Weg mit dem Zwangssystem
Das Jobcenter ist weiterhin ein aktiver Akteur der Verdrängung in Neukölln. So werden in der Praxis immer noch die zu niedrigen Sätze der Kosten der Unterkunft angewendet, obwohl das Bundessozialgericht diese im letzten Jahr für unzulässig erklärt hatte. Das Jobcenter ist aber auch Akteur bei den neuen Strategien sozialer Kontrolle und Überwachung. So wurden viele Hartz-IV-Bezieher*innen als 1-Euro-Jobber gezwungen als sogenannte Kiezstreifen durch die Straßen zu laufen, um ein erhöhtes Sicherheitsgefühl zu simulieren und Sperrmüllhaufen zu melden. Auch das jährliche Aushängeschild „48 Stunden Neukölln“ bedient sich bei diesen Jobs. Zynisch könnte man feststellen, dass hier diejenigen für die Aufwertung der Kieze sorgen, die sich das Wohnen dort selbst nicht mehr lange leisten können. Solche Maßnahmen werden bestellt und bezahlt vom Quartiersmanagment. Dort dürfen im Quartiersrat frei nach dem Zauberwort der Bürgerbeteiligung Bewohner*innen über Kleinstprojekte beschließen. Die großen Leitlinien entscheiden aber dann doch wieder nur die politisch Verantwortlichen. Läuft es hier mal nicht so wie geplant, zeigt man sich in Bezirksamt und Senat schnell beleidigt, wie etwa beim Volksentscheid zum Tempelhofer Feld. Der mittlerweile in Ruhstand gegangene Dorfschulze Buschkowsky erklärte zum Abstimmungsergebnis: „Die menschliche Dummheit ist unendlich“. Hier offenbart sich das Demokratieverständnis solcher Leute in ganzer Pracht. Wie ernst es mit der Bürgerbeteiligung am Ende ist, musste auch die Vorbereitungsgruppe des beliebten unabhängigen Weisestraßenfests erfahren. Mit immer neuen behördlichen Auflagen und Gängelungen sollte das Fest wohl verhindert werden. Die Vorbereitungsgruppe ließ sich davon aber nicht beeindrucken und das Fest konnte stattfinden.
Weiter geht es
Spätestens seit September 2011 ist das Thema Armut, Verdrängung und steigende Mieten aus der Öffentlichkeit nicht mehr weg zu leugnen. Zwar hat sich der Wunsch nach einer neuen sozialen Bewegung seit dem nicht in vollem Umfang erfüllt. Es gibt aber eine Vielzahl unterschiedlicher Formen von Protest und Widerstand. Gerade in dieser Vielfalt liegt eine gewisse Stärke. Es ist ja auch nicht so, dass sich nichts erreichen lässt. So konnte das Mietenbündnis Neukölln die Beton-SPD rund um Baustadtrat Blessing vom Sinn einer Einführung von Milieuschutzgebieten überzeugen. Warum allerdings im Gebiet Schillerkiez der Warthekiez keinen Milieuschutz enthalten soll, bleibt ein Geheimnis. Ein anderes Beispiel des Zusammenspiels unterschiedlicher Aktionsformen ist der Widerstand gegen den Entmietungsspezialisten Ziegert. Kundgebungen empörter Mieter*innen, Unterstützung von Stadteilgruppen, sowie nächtliche Aktionen gegen Neubauten von Ziegert haben beim Unternehmen wohl doch Eindruck hinterlassen. Zumindest hat Ziegert seinen Schwerpunkt von der Entmietung auf den Neubau von hochwertigen Miet- Und Eigentumswohnungen verlegt.

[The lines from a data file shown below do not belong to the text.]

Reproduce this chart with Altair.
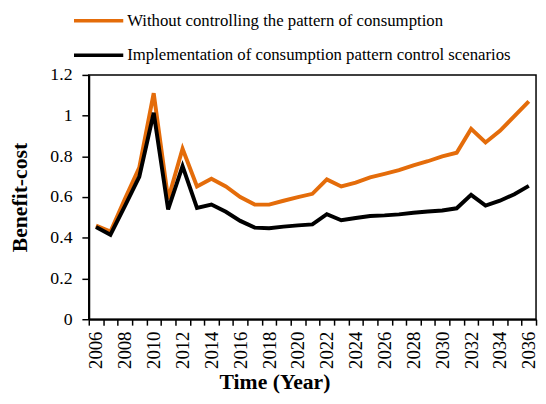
import altair as alt
import pandas as pd

years = list(range(2006, 2037))
without_control = [0.46, 0.43, 0.59, 0.745, 1.11, 0.59, 0.837, 0.652, 0.69, 0.652, 0.60,
                   0.563, 0.563, 0.582, 0.60, 0.616, 0.687, 0.652, 0.671, 0.697, 0.714,
                   0.732, 0.756, 0.776, 0.80, 0.818, 0.935, 0.868, 0.925, 0.998, 1.07]
with_control = [0.453, 0.415, 0.556, 0.70, 1.014, 0.539, 0.752, 0.547, 0.563, 0.528, 0.483,
                0.45, 0.447, 0.455, 0.461, 0.466, 0.516, 0.486, 0.497, 0.507, 0.51,
                0.515, 0.523, 0.529, 0.534, 0.545, 0.611, 0.558, 0.582, 0.614, 0.655]
series_names = ["Without controlling the pattern of consumption",
                "Implementation of consumption pattern control scenarios"]
series_colors = ["#E46C0A", "#000000"]
y_ticks = [0, 0.2, 0.4, 0.6, 0.8, 1.0, 1.2]

rows = []
for yr, a, b in zip(years, without_control, with_control):
    rows.append({"year": yr, "value": a, "series": series_names[0]})
    rows.append({"year": yr, "value": b, "series": series_names[1]})
df = pd.DataFrame(rows)

FONT = "Liberation Serif, Times New Roman, serif"
half_band = 454 / 31 / 2

x_enc = alt.X(
    "year:Q",
    scale=alt.Scale(domain=[2005.5, 2036.5], nice=False, zero=False),
    axis=alt.Axis(
        title="Time (Year)",
        values=[2005.5 + i for i in range(32)],
        labelExpr="(datum.value + 0.5) % 2 == 0 ? format(datum.value + 0.5, 'd') : ''",
        labelAngle=270,
        labelAlign="right",
        labelBaseline="middle",
        labelOffset=half_band,
        labelOverlap=False,
        labelFlush=False,
        labelPadding=6,
        labelFont=FONT,
        labelFontSize=19,
        labelColor="black",
        tickSize=6,
        titleX=188.5,
        titleY=70.5,
        titleBaseline="alphabetic",
        titleAnchor="start",
        titleAlign="center",
        titleFont=FONT,
        titleFontSize=22,
    ),
)
y_enc = alt.Y(
    "value:Q",
    scale=alt.Scale(domain=[0, 1.2], nice=False),
    axis=alt.Axis(
        title="Benefit-cost",
        values=y_ticks,
        format="~g",
        tickSize=7,
        labelPadding=10,
        labelFont=FONT,
        labelFontSize=18,
        labelColor="black",
        titleAngle=270,
        titleX=-63,
        titleY=124,
        titleAlign="center",
        titleBaseline="alphabetic",
        titleFont=FONT,
        titleFontSize=22,
    ),
)
color_enc = alt.Color(
    "series:N",
    scale=alt.Scale(domain=series_names, range=series_colors),
    legend=alt.Legend(
        title=None,
        orient="none",
        legendX=-17,
        legendY=-82,
        direction="vertical",
        symbolType="stroke",
        symbolSize=2500,
        symbolStrokeWidth=3.5,
        labelFont=FONT,
        labelFontSize=17,
        labelColor="black",
        labelOffset=2,
        rowPadding=0,
        labelLimit=500,
    ),
)

base = alt.Chart(df).mark_line(strokeWidth=4).encode(x=x_enc, y=y_enc, color=color_enc)
orange = base.transform_filter(alt.datum.series == series_names[0])
black = base.transform_filter(alt.datum.series == series_names[1])

chart = alt.layer(orange, black).properties(
    width=454,
    height=248,
    padding={"left": 82, "top": 65, "right": 2, "bottom": 75},
    autosize=alt.AutoSizeParams(type="none"),
).configure_view(
    stroke="black", strokeWidth=1.5
).configure_axis(
    grid=False,
    domainColor="black",
    domainWidth=2,
    tickColor="black",
    tickWidth=1.5,
    titleColor="black",
    titleFontWeight="bold",
)

chart.save("out.html", embed_options={"renderer": "svg", "actions": False})
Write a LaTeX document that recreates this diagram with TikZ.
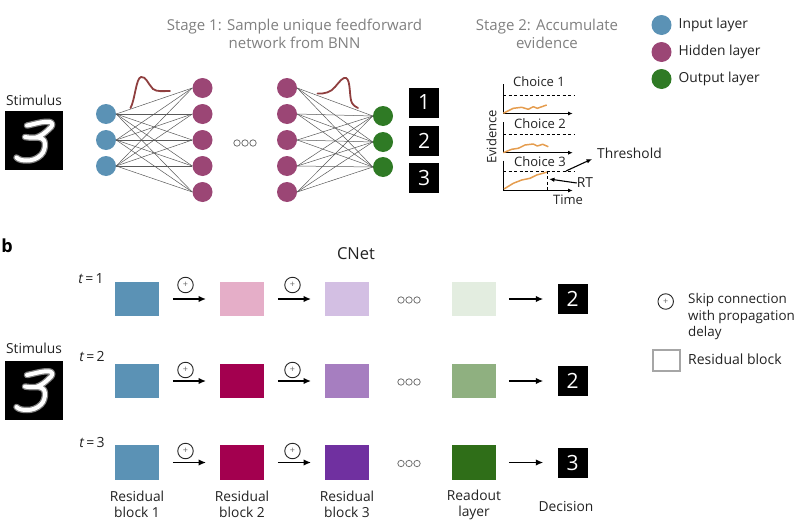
\documentclass[tikz,border=0pt]{standalone}
\usepackage{fontspec}
\setmainfont{Open Sans}
\usetikzlibrary{arrows.meta}
\definecolor{inblue}{HTML}{5B92B5}
\definecolor{hidpur}{HTML}{9B4675}
\definecolor{outgrn}{HTML}{2F7A25}
\definecolor{stagegray}{HTML}{808080}
\definecolor{inktext}{HTML}{222222}
\definecolor{curvered}{HTML}{8F3F3F}
\definecolor{orangeev}{HTML}{E59D4F}
\tikzset{
  neuron/.style={circle,inner sep=0pt,minimum size=20pt,fill=#1},
  link/.style={draw=black!65,line width=0.5pt},
  blackbox/.style={fill=black,text=white,inner sep=0pt,minimum width=30pt,minimum height=30pt,font=\fontsize{21}{21}\selectfont},
  block/.style={fill=#1,inner sep=0pt,minimum width=43.5pt,minimum height=34.5pt},
  flow/.style={-{Latex[length=7.5pt,width=6.5pt]},line width=1.8pt,black},
  skip/.style={circle,draw=black!85,line width=0.9pt,inner sep=0pt,minimum size=15.5pt,font=\fontsize{9}{9}\selectfont,text=black!60},
  lbl/.style={font=\fontsize{13.8}{16}\selectfont,text=inktext,align=center,inner sep=0pt},
  lleft/.style={font=\fontsize{13.8}{16.5}\selectfont,text=inktext,align=left,inner sep=0pt,anchor=west},
  stage/.style={font=\fontsize{15}{18}\selectfont,text=stagegray,align=center,inner sep=0pt},
  small/.style={font=\fontsize{13}{13}\selectfont,text=inktext,inner sep=0pt},
  axis/.style={-{Latex[length=4.5pt,width=4pt]},line width=1pt,black},
  thresh/.style={dashed,dash pattern=on 3pt off 2.4pt,line width=0.8pt,black},
  evid/.style={orangeev,line width=1.5pt,line join=round},
  pointer/.style={-{Latex[length=5.5pt,width=4.5pt]},line width=1.1pt,black},
  stim/.style={fill=black,inner sep=0pt,minimum width=58pt,minimum height=59pt},
}
\newcommand{\threedots}[2]{%
  \foreach \dx in {-8,0,8}{\draw[black!55,line width=0.8pt] (#1+\dx,#2) circle (3.2);}}
\newcommand{\digitthree}[2]{%
  \begin{scope}[shift={(#1,#2)}]
    \foreach \w/\c in {6.5/black!50,4/white}{
    \draw[\c,line width=\w pt,line cap=round,line join=round]
      (22,14.5) .. controls (30,13) and (38,10) .. (45,11) .. controls (49,12) and (47,16) .. (44,18)
      .. controls (40,22) and (36,25) .. (31,26.5) .. controls (27,27) and (23,26.5) .. (20,26)
      (31,26.5) .. controls (36,26.5) and (40,28) .. (40,33) .. controls (40,37) and (39,41) .. (36,44)
      .. controls (32,48) and (27,49.5) .. (22,49.5) .. controls (18,49.5) and (14,49) .. (11.5,46.5);}
  \end{scope}}
\begin{document}
\begin{tikzpicture}[x=1pt,y=-1pt]
\useasboundingbox (0,0) rectangle (800,530);
% stage headers
\node[stage] (st1) at (294.5,34) {Stage 1: Sample unique feedforward\\network from BNN};
\node[stage] (st2) at (547,34) {Stage 2: Accumulate\\evidence};
% legend
\node[neuron=inblue] (lg1) at (661.5,25) {};
\node[neuron=hidpur] (lg2) at (661.5,52) {};
\node[neuron=outgrn] (lg3) at (661.5,79) {};
\node[lleft] at (678.5,25) {Input layer};
\node[lleft] at (678.5,51.5) {Hidden layer};
\node[lleft] at (678.5,79) {Output layer};
% stimulus a
\node[lbl] (s1t) at (34,100) {Stimulus};
\node[stim] (s1) at (34,140.5) {};
\digitthree{5}{111}
% network
\foreach \n/\y in {1/114,2/140,3/166}{\node[neuron=inblue] (i\n) at (106,\y) {};}
\foreach \n/\y in {1/88,2/114,3/140,4/166,5/192}{
  \node[neuron=hidpur] (h\n) at (202.5,\y) {};
  \node[neuron=hidpur] (k\n) at (287,\y) {};}
\foreach \n/\y in {1/116,2/142,3/167}{\node[neuron=outgrn] (o\n) at (383,\y) {};}
\foreach \a in {1,2,3}{\foreach \b in {1,...,5}{
  \draw[link] (i\a.east) -- (h\b.west);
  \draw[link] (k\b.east) -- (o\a.west);}}
\threedots{245}{143}
\draw[curvered,line width=1.8pt,line cap=round] (130.5,108) .. controls (135,100) and (136,78) .. (141,77) .. controls (146,76) and (148,84) .. (153,89) .. controls (157,92) and (163,91) .. (170,91);
\draw[curvered,line width=1.8pt,line cap=round] (317.5,93.5) .. controls (325,94) and (331,92) .. (335,87) .. controls (340,81) and (343,77) .. (346,78) .. controls (351,80) and (349,98) .. (352,103) .. controls (354,106) and (356,107) .. (358,108);
\foreach \n/\y in {1/102.5,2/140.5,3/178}{\node[blackbox] (r\n) at (424,\y) {\n};}
% evidence charts
\node[small] (c1) at (539,82) {Choice 1};
\node[small] (c2) at (540,124) {Choice 2};
\node[small] (c3) at (540,162) {Choice 3};
\node[small,rotate=90] (ev) at (491.5,137) {Evidence};
\node[small] (tm) at (568,200) {Time};
\node[lbl,anchor=west] (th) at (597,153) {Threshold};
\node[lbl] (rt) at (585,183) {RT};
\foreach \t/\b/\d in {84/113.5/95,122/152.7/134,160.7/190.5/171}{
  \draw[line width=1pt,black] (503.3,\t) -- (503.3,\b);
  \draw[axis] (503.3,\b) -- (572.7,\b);
  \draw[thresh] (503.3,\d) -- (574,\d);}
\draw[evid] (503.3,113.3) -- (513.3,108.3) -- (521.7,107.3) -- (528.3,109.3) -- (533.3,106.7) -- (537.3,108.3) -- (546.7,105);
\draw[evid] (503.3,152.7) -- (511.7,149.3) -- (518.3,148.3) -- (525,145) -- (533.3,144) -- (537.3,146) -- (542.7,144.3) -- (548.3,146.7);
\draw[evid] (504,189) -- (513.3,183.3) -- (521.7,180) -- (530,178.3) -- (536.7,175) -- (547.3,172);
\draw[thresh] (547.3,171) -- (547.3,190.5);
\coordinate (thfrom) at (566,171);
\coordinate (thto) at (592,159);
\coordinate (rtto) at (549,179);
\draw[pointer] (thfrom) -- (thto);
\draw[pointer] (rt.west) -- (rtto);
% panel b
\node[font=\bfseries\fontsize{18}{18}\selectfont,text=black,inner sep=0pt] (pb) at (7,246) {b};
\node[font=\fontsize{16.5}{16.5}\selectfont,text=inktext,inner sep=0pt] (cn) at (356,254) {CNet};
\node[lbl] (s2t) at (34,348) {Stimulus};
\node[stim] (s2) at (34,390) {};
\digitthree{5}{360.5}
\foreach \r/\y/\py/\cb/\cc/\cd/\res in {
  1/299/285/E5AEC8/D3BFE3/E3EDE0/2,
  2/381/370/A3004F/A67EC0/8FB080/2,
  3/462.5/451/A3004F/7030A0/2F6E18/3}{
  \definecolor{cB}{HTML}{\cb}\definecolor{cC}{HTML}{\cc}\definecolor{cD}{HTML}{\cd}
  \node[block=inblue] (a\r) at (137,\y) {};
  \node[block=cB] (b\r) at (242,\y) {};
  \node[block=cC] (c\r) at (347,\y) {};
  \node[block=cD] (d\r) at (474,\y) {};
  \node[blackbox] (e\r) at (572.5,\y) {\res};
  \draw[flow,shorten <=14pt,shorten >=14pt] (a\r) -- (b\r);
  \draw[flow,shorten <=14pt,shorten >=14pt] (b\r) -- (c\r);
  \draw[flow,shorten <=13pt,shorten >=14pt] (d\r) -- (e\r);
  \node[skip] (p\r) at (185.5,\py) {+};
  \node[skip] (q\r) at (292.5,\py) {+};
  \threedots{409}{\y+1}
}
\node[small,font=\itshape\fontsize{14}{14}\selectfont] (t1) at (91,279) {t\,\normalfont{=}\,\normalfont{1}};
\node[small,font=\itshape\fontsize{14}{14}\selectfont] (t2) at (92,356) {t\,\normalfont{=}\,\normalfont{2}};
\node[small,font=\itshape\fontsize{14}{14}\selectfont] (t3) at (92,442.5) {t\,\normalfont{=}\,\normalfont{3}};
\node[lbl] at (137,504.7) {Residual\\block 1};
\node[lbl] at (242,504.7) {Residual\\block 2};
\node[lbl] at (347,504.7) {Residual\\block 3};
\node[lbl] at (474,504.7) {Readout\\layer};
\node[lbl] at (566,506) {Decision};
% legend b
\node[skip] (lgs) at (665.7,301.5) {+};
\node[lleft,font=\fontsize{13.4}{16.5}\selectfont,anchor=north west] at (688,293.5) {Skip connection\\with propagation\\delay};
\node[draw=black!35,line width=2pt,inner sep=0pt,minimum width=27pt,minimum height=21pt] (lgb) at (666,360) {};
\node[lleft,font=\fontsize{14}{16.5}\selectfont] at (688,359) {Residual block};
\end{tikzpicture}
\end{document}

Wichtig wird es auch in der Zukunft sein den politischen Druck hoch zu halten. Denn wie berichtet gibt es keinen Grund zur Entwarnung. Wenn es gelingt, die unterschiedlichen Formen und politischen Ansätze mit den alltäglichen Widerständen zu verbinden, steht einer breiten Mieter*innenbewegung nichts im Wege.
Die Vielzahl der Inhalte in den letzten fünf Jahren Randnotizen konnte hier nur angerissen werden. Dennoch bieten sie einen guten Überblick, womit sich diese Stadtteilzeitung beschäftigt und an wessen Seite sie steht – nämlich allderjenigen, die sich Verdrängung, Armut, Diskriminierung und Ausgrenzung entgegensetzen. Die Randnotizen werden auch weiterhin ein Sprachrohr für die sein, die sonst wenig oder gar kein Gehör finden. Wie zu Beginn angemerkt, freuen wir uns dafür über jede Unterstützung.